GIVEN PROBLEM |
Print the lines of the listing below verbatim from its first line through the line bearing "y_ticks = [650, 700, 750, 800, 850, 900]". Any pictures are to be omitted.

DATASET SECTION |
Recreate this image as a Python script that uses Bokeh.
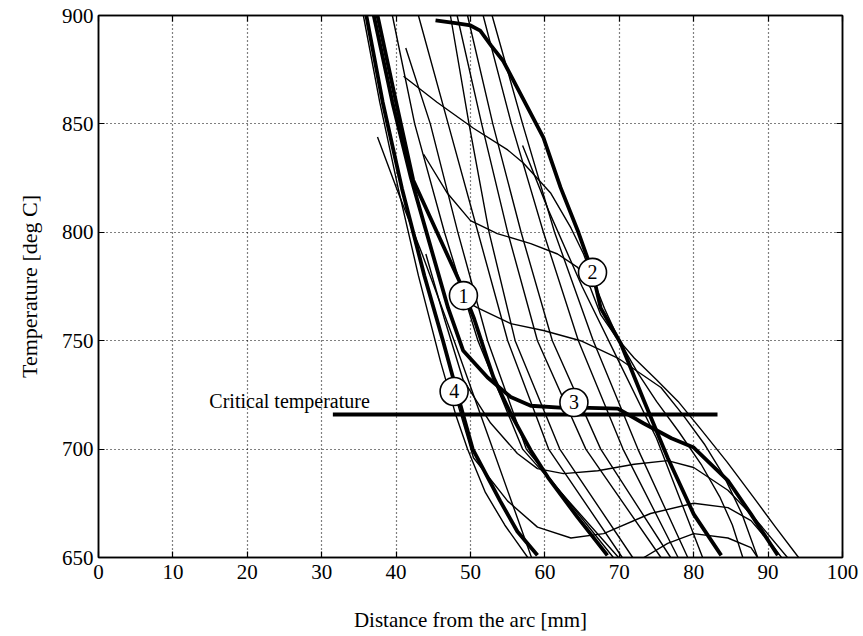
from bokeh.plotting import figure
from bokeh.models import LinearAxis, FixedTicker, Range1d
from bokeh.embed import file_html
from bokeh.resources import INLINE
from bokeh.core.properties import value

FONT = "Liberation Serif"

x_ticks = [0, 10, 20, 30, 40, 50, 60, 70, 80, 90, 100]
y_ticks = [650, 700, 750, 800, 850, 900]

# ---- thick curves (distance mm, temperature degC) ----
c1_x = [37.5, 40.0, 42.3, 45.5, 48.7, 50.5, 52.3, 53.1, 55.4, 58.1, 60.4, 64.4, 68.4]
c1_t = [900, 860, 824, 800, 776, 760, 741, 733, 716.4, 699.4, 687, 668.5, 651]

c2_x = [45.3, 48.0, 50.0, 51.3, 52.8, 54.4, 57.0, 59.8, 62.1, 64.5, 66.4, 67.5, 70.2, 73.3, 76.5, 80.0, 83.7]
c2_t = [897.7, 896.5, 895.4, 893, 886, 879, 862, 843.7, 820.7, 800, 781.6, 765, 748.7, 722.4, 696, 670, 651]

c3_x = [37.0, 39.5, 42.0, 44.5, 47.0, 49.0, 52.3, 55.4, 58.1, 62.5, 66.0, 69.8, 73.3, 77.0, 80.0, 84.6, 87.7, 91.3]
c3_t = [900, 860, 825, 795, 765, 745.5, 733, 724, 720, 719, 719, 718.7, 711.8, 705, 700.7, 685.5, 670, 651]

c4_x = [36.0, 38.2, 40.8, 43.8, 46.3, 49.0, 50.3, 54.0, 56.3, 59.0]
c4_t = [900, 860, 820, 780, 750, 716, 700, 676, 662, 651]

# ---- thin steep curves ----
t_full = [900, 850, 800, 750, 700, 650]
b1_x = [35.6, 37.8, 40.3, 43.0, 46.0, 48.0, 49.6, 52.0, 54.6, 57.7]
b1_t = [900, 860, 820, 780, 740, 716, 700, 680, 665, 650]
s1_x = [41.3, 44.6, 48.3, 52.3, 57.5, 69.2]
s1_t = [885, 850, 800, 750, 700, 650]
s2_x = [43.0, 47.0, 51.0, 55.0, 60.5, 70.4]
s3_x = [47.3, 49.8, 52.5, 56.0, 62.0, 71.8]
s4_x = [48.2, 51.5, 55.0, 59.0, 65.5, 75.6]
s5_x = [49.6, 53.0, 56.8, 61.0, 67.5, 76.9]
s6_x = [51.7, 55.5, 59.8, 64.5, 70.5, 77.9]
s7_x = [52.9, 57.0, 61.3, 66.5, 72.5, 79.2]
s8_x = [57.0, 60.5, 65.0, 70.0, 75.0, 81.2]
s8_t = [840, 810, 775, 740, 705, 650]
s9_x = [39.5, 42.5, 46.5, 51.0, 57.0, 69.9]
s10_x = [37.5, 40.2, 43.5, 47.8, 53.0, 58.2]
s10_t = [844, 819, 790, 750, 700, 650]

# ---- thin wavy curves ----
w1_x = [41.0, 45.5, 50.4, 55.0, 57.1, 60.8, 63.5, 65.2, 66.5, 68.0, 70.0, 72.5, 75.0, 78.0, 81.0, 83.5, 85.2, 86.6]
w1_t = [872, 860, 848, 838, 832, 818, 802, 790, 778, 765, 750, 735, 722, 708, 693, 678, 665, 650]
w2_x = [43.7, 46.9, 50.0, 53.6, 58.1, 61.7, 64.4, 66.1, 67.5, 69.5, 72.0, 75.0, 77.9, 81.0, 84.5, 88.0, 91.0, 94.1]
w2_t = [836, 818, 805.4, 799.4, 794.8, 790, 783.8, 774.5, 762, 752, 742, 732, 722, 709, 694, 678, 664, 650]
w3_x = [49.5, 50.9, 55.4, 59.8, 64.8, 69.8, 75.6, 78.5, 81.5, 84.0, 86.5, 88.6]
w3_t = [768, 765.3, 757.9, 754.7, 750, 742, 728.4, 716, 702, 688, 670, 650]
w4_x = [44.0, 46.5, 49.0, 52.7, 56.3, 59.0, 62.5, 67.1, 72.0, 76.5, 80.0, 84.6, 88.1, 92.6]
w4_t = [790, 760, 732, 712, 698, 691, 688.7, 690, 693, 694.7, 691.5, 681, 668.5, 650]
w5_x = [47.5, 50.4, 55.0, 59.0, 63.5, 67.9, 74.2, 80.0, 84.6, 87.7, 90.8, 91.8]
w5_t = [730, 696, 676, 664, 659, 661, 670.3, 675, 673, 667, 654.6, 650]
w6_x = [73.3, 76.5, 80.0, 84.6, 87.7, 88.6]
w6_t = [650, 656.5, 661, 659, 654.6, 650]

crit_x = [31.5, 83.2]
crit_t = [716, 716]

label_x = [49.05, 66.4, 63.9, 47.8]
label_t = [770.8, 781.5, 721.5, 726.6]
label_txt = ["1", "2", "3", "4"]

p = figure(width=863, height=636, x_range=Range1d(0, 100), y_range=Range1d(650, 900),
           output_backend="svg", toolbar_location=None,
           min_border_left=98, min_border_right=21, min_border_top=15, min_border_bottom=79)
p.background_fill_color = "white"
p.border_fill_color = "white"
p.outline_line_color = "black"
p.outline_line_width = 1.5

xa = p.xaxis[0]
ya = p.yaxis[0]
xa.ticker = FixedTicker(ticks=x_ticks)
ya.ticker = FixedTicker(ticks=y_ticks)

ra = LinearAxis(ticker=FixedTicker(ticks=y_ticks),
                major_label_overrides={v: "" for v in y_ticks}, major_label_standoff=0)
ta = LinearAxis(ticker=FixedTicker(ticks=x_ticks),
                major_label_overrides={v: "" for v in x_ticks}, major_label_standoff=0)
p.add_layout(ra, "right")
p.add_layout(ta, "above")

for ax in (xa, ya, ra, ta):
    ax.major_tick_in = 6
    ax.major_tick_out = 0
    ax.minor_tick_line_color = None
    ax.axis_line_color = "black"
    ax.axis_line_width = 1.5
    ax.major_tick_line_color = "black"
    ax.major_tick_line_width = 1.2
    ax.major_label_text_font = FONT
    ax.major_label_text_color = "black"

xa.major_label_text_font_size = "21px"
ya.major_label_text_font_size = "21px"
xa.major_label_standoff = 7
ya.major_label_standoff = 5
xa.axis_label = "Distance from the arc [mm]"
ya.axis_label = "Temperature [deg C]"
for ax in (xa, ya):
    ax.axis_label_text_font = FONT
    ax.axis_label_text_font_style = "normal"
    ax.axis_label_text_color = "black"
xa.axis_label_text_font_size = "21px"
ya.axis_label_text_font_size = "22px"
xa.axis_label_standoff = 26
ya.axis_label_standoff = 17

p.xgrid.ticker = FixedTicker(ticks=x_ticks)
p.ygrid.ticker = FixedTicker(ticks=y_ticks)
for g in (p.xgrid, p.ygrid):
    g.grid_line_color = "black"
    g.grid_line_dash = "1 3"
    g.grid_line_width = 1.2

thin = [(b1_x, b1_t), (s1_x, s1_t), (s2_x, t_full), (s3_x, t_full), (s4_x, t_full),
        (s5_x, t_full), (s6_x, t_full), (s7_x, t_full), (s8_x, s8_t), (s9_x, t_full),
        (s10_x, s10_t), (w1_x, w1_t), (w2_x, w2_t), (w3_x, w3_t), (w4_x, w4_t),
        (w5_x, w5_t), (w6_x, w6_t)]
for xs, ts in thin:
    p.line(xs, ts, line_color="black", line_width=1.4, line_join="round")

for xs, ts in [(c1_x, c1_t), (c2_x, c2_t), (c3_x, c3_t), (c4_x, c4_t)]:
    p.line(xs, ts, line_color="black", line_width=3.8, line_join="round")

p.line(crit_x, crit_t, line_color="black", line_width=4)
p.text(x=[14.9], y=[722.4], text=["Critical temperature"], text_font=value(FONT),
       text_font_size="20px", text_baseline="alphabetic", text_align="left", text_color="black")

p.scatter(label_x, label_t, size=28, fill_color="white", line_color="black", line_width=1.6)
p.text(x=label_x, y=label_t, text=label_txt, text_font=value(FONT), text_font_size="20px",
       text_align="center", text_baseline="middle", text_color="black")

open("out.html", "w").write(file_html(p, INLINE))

THE RESPONSE |
Recreate this image as a Python script that uses Bokeh.
from bokeh.plotting import figure
from bokeh.models import LinearAxis, FixedTicker, Range1d
from bokeh.embed import file_html
from bokeh.resources import INLINE
from bokeh.core.properties import value

FONT = "Liberation Serif"

x_ticks = [0, 10, 20, 30, 40, 50, 60, 70, 80, 90, 100]
y_ticks = [650, 700, 750, 800, 850, 900]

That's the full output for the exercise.